Lead Together Book Cover

 

By: Brent Lowe, Susan Basterfield, Travis Marsh

Reviewed by: Glain Roberts-McCabe

The Premise

In Lead Together, co-authors Lowe, Basterfield and Marsh combine their decades of experience working with startups and fast-growth organizations to create a blueprint of how to rethink and reinvent the way we lead our organizations — starting with ourselves. Lead Together takes the reader on a journey to challenge the assumptions we’ve been fed in our post-industrial workplaces. To push aside the notion of “command and control” and embrace a collective approach to building and scaling a business.

Each chapter explores various leadership concepts: accountability, decision-making, trust building. There’s even a chapter of getting the legalese out of legal. The co-authors pack the book with simple, timeless models and real-world scenarios and examples so that the reader can see the concepts in action. Easy to read, in a conversational style, the set-up of the book also allows the reader to jump in and out of chapters and provides a nice “pull together” of the concepts discussed so that you can create your own application. Lots of self-reflection opportunities are presented along the way, which makes this a book that is best to read, reflect on and then action.

The Bottom Line

As an entrepreneur and leader, I find there are many parallels between start-ups and the agility that many of my larger clients are desperately seeking. Although directed at companies scaling towards 200 employees, I would argue that the lessons and approaches in Lead Together are desperately needed by any organization seeking to radically reinvent itself.

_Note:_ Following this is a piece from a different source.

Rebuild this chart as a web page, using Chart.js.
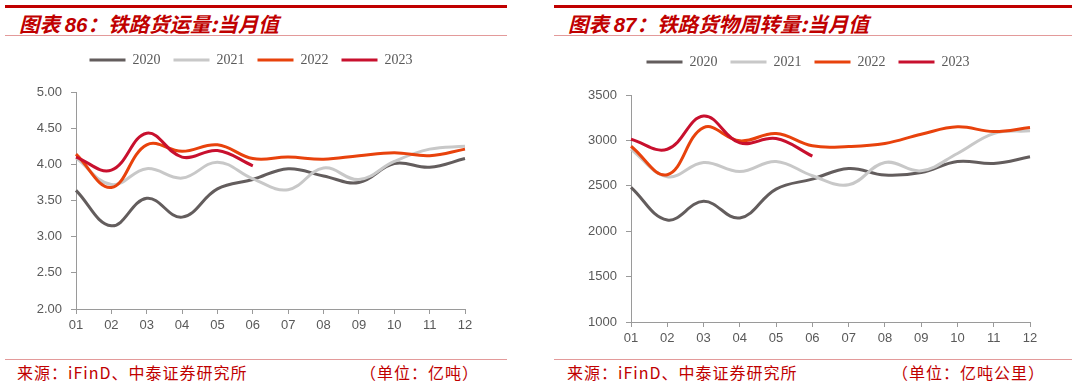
<!DOCTYPE html>
<html>
<head>
<meta charset="utf-8">
<script src="https://cdn.jsdelivr.net/npm/chart.js@4.4.0/dist/chart.umd.min.js"></script>
<style>
  body { margin: 0; width: 1078px; height: 386px; background: #fff; position: relative; overflow: hidden; font-family: "Noto Sans CJK SC", sans-serif; }
  .topline { position: absolute; top: 5px; height: 3px; background: #c00000; }
  .thin { position: absolute; height: 1px; background: #e39a9a; }
  .title { position: absolute; top: 9px; font-size: 20.5px; line-height: 28px; font-weight: bold; font-style: italic; color: #c00000; white-space: nowrap; }
  .title b { font-family: "Liberation Sans", Arial, sans-serif; }
  .src { position: absolute; top: 361px; font-size: 16px; line-height: 22px; letter-spacing: 1px; color: #c00000; white-space: nowrap; }
  canvas { position: absolute; top: 40px; }
</style>
</head>
<body>
<div class="topline" style="left:5px;width:502px"></div>
<div class="topline" style="left:554px;width:518px"></div>
<div class="title" style="left:19px">图表 <b>86</b>：铁路货运量:当月值</div>
<div class="title" style="left:568px">图表 <b>87</b>：铁路货物周转量:当月值</div>
<div class="thin" style="left:5px;width:502px;top:35px"></div>
<div class="thin" style="left:554px;width:518px;top:35px"></div>
<div class="thin" style="left:5px;width:502px;top:359px"></div>
<div class="thin" style="left:554px;width:518px;top:359px"></div>
<div class="src" style="left:17px">来源：iFinD、中泰证券研究所</div>
<div class="src" style="right:599px">（单位：亿吨）</div>
<div class="src" style="left:567px">来源：iFinD、中泰证券研究所</div>
<div class="src" style="right:33px">（单位：亿吨公里）</div>

<canvas id="volume" width="502" height="310" style="left:5px"></canvas>
<canvas id="turnover" width="518" height="310" style="left:554px"></canvas>

<script>
const months = ['01', '02', '03', '04', '05', '06', '07', '08', '09', '10', '11', '12'];
const years = ['2020', '2021', '2022', '2023'];
const colors = ['#635d5d', '#c8c8c8', '#e8420c', '#c8102e'];

// 铁路货运量 (亿吨)
const volume2020 = [3.64, 3.15, 3.53, 3.27, 3.66, 3.79, 3.94, 3.84, 3.75, 4.01, 3.96, 4.08];
const volume2021 = [4.09, 3.72, 3.94, 3.81, 4.03, 3.80, 3.65, 3.95, 3.79, 4.04, 4.21, 4.25];
const volume2022 = [4.14, 3.68, 4.27, 4.18, 4.27, 4.08, 4.10, 4.07, 4.12, 4.16, 4.12, 4.21];
const volume2023 = [4.10, 3.92, 4.43, 4.10, 4.19, 3.98];

// 铁路货物周转量 (亿吨公里)
const turnover2020 = [2483, 2124, 2329, 2146, 2464, 2574, 2691, 2618, 2647, 2768, 2746, 2819];
const turnover2021 = [2903, 2600, 2757, 2658, 2768, 2611, 2512, 2757, 2665, 2856, 3075, 3105];
const turnover2022 = [2936, 2622, 3141, 2995, 3075, 2940, 2933, 2966, 3068, 3149, 3097, 3141];
const turnover2023 = [3013, 2903, 3269, 2973, 3020, 2827];

// leave some room between the legend and the plot
function legendGap(gap) {
  return {
    id: 'legendGap',
    afterInit(chart) {
      const fit = chart.legend.fit;
      chart.legend.fit = function () {
        fit.call(this);
        this.height += gap;
      };
    }
  };
}

function makeDatasets(series) {
  return series.map((data, i) => ({
    label: years[i],
    data: data,
    borderColor: colors[i],
    backgroundColor: colors[i],
    borderWidth: 3,
    pointRadius: 0,
    tension: 0.4,
    order: 3 - i
  }));
}

function makeChart(id, series, yOpts, yWidth, xHeight, gap, top) {
  const axisColor = '#9a9a9a';
  const tickFont = { family: '"Liberation Sans", Arial, sans-serif', size: 13 };
  return new Chart(document.getElementById(id), {
    type: 'line',
    data: { labels: months, datasets: makeDatasets(series) },
    plugins: [legendGap(gap)],
    options: {
      responsive: false,
      animation: false,
      layout: { padding: { top: top, right: 42, bottom: 0, left: 32 } },
      plugins: {
        tooltip: { enabled: false },
        legend: {
          position: 'top',
          labels: {
            boxWidth: 36,
            boxHeight: 3,
            padding: 13,
            color: '#595959',
            font: { family: '"Liberation Serif", "Times New Roman", serif', size: 14 },
            generateLabels: chart => chart.data.datasets.map((d, i) => ({
              text: d.label,
              fillStyle: d.borderColor,
              strokeStyle: d.borderColor,
              lineWidth: 0,
              fontColor: '#595959',
              datasetIndex: i
            }))
          }
        }
      },
      scales: {
        x: {
          offset: false,
          grid: { drawOnChartArea: false, drawTicks: true, tickLength: 5, color: axisColor },
          border: { color: axisColor },
          ticks: { color: '#595959', font: tickFont, padding: 4, maxRotation: 0, autoSkip: false },
          afterFit: s => { s.height = xHeight; }
        },
        y: Object.assign({
          grid: { drawOnChartArea: false, drawTicks: true, tickLength: 5, color: axisColor },
          border: { color: axisColor },
          afterFit: s => { s.width = yWidth; }
        }, yOpts)
      }
    }
  });
}

makeChart('volume', [volume2020, volume2021, volume2022, volume2023], {
  min: 2, max: 5,
  ticks: { stepSize: 0.5, color: '#595959', padding: 9, font: { family: '"Liberation Sans", Arial, sans-serif', size: 13 }, callback: v => v.toFixed(2) }
}, 39, 41, 15, 0);

makeChart('turnover', [turnover2020, turnover2021, turnover2022, turnover2023], {
  min: 1000, max: 3500,
  ticks: { stepSize: 500, color: '#595959', padding: 9, font: { family: '"Liberation Sans", Arial, sans-serif', size: 13 }, callback: v => String(v) }
}, 45, 28, 16, 2);
</script>
</body>
</html>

And certainly, many functional leaders can easily pull the suggestions from this book to create more engaged, self-managed teams.

One of the challenges in world of leadership today is that our “thought leaders” are rooted in a mindset and mentally that’s aligned to the structure and processes of the military model of leadership. Senior executives and external leadership consultants quickly reject concepts like “teal organizations” and “self-managed companies” as being impossible to replicate in larger organizations. Given that I spend most of my time looking at the motivational drivers and then subsequent behaviours of senior leaders, much of the challenge with this push back is rooted in our own desires to maintain the status quo precisely because it reinforces how we like and enjoy working.

I truly believe that we are entering the tipping point to a brand new type of collective leadership. This book is a great primer for the mindset you need to cultivate in order to be successful in the coming new world order. Don’t let the small/start-up company angle of this book fool you. Every forward-thinking leader needs to read this.

Recommendation: A great read for leaders at all levels.